Monday, September 16, 2013

Shepparding multi-stakeholder architectural decisions

What fun. I recently moved with my Family from an island off the west coast of Canada to as far east as you can get in North America; St. John's, Newfoundland. One of the benefits of this is I can become more involved in the technology community. My previous island life made it prohibitive to participate in social and technology events in the city. Now that I can participate, I will.

St. John's has a number of technology conferences (or events) in the fall. And one of these is aligned with the bsides security conference. I decided to participate by proposing a lightning talk, fortunately my talk was selected... what fun. The title and abstract of my talk is as follows; and will allow me to discuss my experience with shepparding multi-stakeholder architectural decisions to agreement.

Title: Defence in Depth: Approaches and Importance of Enterprise Architecture Security Decisions
Abstract: In this lightning talk we will explore one approach to getting multi-stakeholder agreement on Enterprise Architecture decisions focused on a defence in depth security model. Corporate enterprise technology environments can be large and complicated. And when it comes to making changes to the internet facing security environment both rigorousness and resistance to change increase. These increased challenges can be overcome with good project / process management, solid end-to-end architecture, and a comprehensive decision making template. In a nutshell, this talk explores the enterprise architecture decision.
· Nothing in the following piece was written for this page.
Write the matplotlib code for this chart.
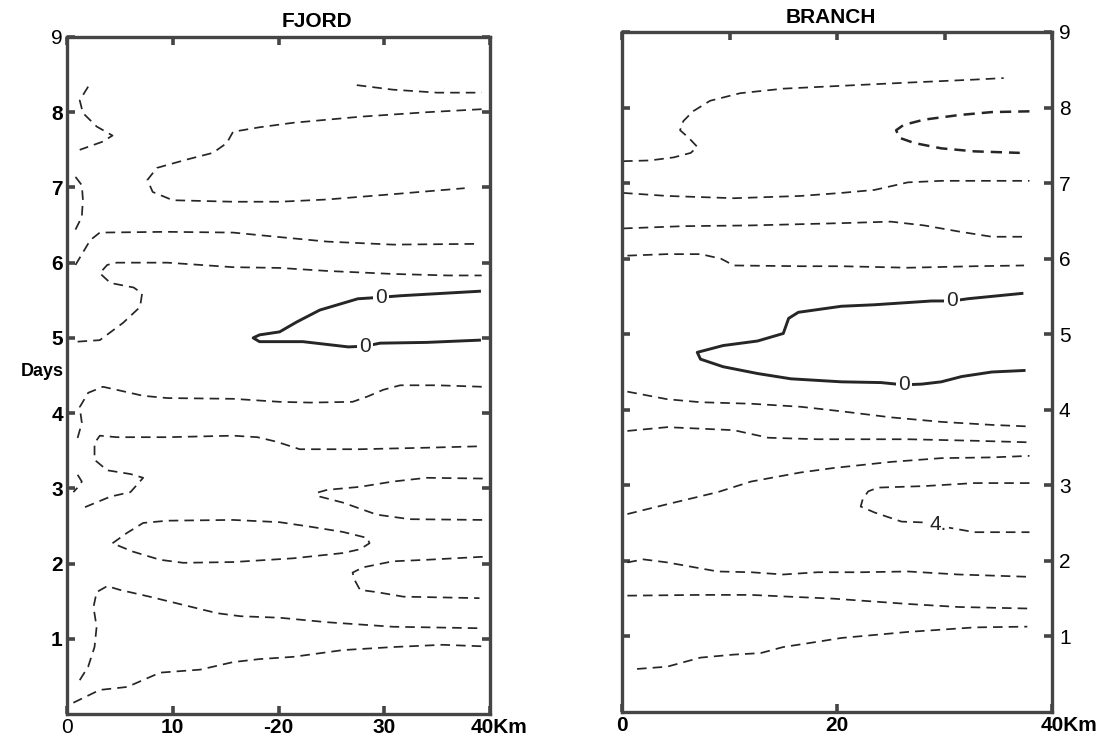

Defence in depth is an age old practice.

Fortunately, over the last 15 years many of the projects I have worked on were internet facing and had security and privacy issues baked into the project. The bigger the project the more technical stakeholders were involved in designing, building and deploying the solution(s). utilizing all these technical people can make for a stronger and more comprehensive and well engineered solution. Coming to agreement across all the stakeholders can be difficult, for they sometimes have opposing tasks and responsibilities that are counter to another. With good process and a strong engineering mindset it is possible to find the common ground and build a solution where all stakeholders technical constraints can be met. This talk explores this process in the context of altering an existing network infrastructure and related governance groups to deepen defence in depth approaches to enterprise security.